### SOURCE DATA

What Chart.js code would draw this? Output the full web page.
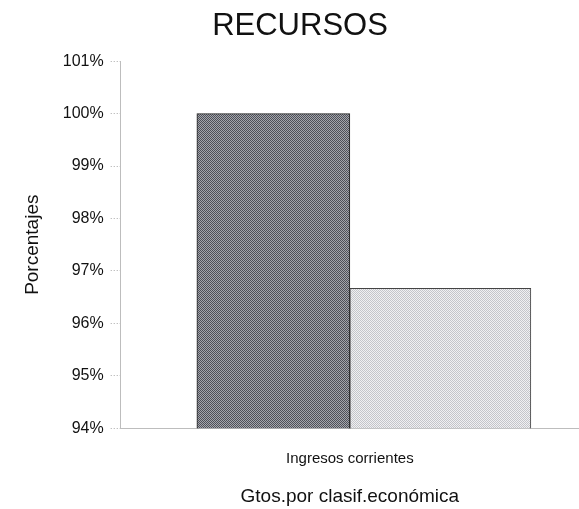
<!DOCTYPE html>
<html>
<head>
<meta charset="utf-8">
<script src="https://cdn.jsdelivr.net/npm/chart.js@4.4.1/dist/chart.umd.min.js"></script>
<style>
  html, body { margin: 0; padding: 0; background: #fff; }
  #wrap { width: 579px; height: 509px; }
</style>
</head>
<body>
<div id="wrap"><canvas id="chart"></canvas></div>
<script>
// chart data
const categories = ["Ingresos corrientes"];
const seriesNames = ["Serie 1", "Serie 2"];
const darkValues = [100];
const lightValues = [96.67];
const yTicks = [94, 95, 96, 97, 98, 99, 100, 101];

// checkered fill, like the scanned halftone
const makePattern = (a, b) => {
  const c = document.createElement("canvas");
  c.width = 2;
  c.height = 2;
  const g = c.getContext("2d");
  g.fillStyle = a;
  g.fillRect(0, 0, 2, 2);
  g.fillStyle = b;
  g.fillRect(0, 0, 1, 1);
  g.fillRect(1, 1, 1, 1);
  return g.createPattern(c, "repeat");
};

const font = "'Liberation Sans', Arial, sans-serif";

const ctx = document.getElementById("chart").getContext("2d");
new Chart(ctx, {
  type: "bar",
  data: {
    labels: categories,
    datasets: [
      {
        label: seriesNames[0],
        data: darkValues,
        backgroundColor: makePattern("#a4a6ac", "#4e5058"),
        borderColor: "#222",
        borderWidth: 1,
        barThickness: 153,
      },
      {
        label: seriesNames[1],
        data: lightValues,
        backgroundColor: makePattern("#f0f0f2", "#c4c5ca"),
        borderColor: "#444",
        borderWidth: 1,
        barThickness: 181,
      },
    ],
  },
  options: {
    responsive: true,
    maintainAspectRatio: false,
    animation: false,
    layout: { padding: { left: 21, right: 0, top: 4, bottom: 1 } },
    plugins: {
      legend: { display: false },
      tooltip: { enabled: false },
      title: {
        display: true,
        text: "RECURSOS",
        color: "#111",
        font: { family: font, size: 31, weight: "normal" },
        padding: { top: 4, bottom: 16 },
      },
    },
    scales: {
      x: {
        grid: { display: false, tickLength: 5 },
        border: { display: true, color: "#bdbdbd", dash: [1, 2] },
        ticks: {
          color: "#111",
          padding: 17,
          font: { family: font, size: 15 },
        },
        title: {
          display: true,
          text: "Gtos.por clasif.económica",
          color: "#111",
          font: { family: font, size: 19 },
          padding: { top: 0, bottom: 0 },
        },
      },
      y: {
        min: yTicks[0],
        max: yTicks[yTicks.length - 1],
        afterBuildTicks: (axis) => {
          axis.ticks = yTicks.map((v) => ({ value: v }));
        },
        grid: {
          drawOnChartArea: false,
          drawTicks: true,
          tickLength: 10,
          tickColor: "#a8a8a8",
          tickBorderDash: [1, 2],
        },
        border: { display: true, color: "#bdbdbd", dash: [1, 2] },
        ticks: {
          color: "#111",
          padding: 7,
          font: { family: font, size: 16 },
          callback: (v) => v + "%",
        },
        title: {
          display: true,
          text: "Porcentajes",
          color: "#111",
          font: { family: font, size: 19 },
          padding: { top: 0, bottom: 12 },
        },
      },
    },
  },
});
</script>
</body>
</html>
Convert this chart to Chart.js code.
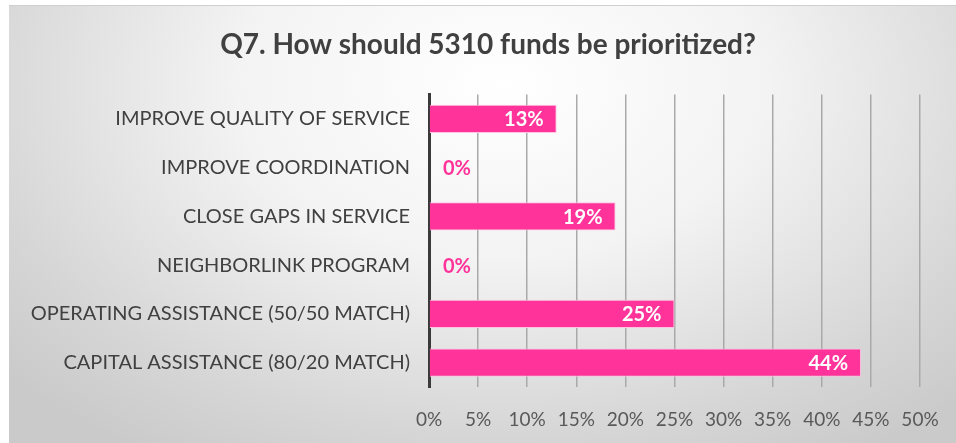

### REQUIREMENTS
List all lines above in which the string "this" appears.

### ANSWER TO THE PROBLEM
What Chart.js code would draw this? Output the full web page.
Convert this chart to Chart.js code.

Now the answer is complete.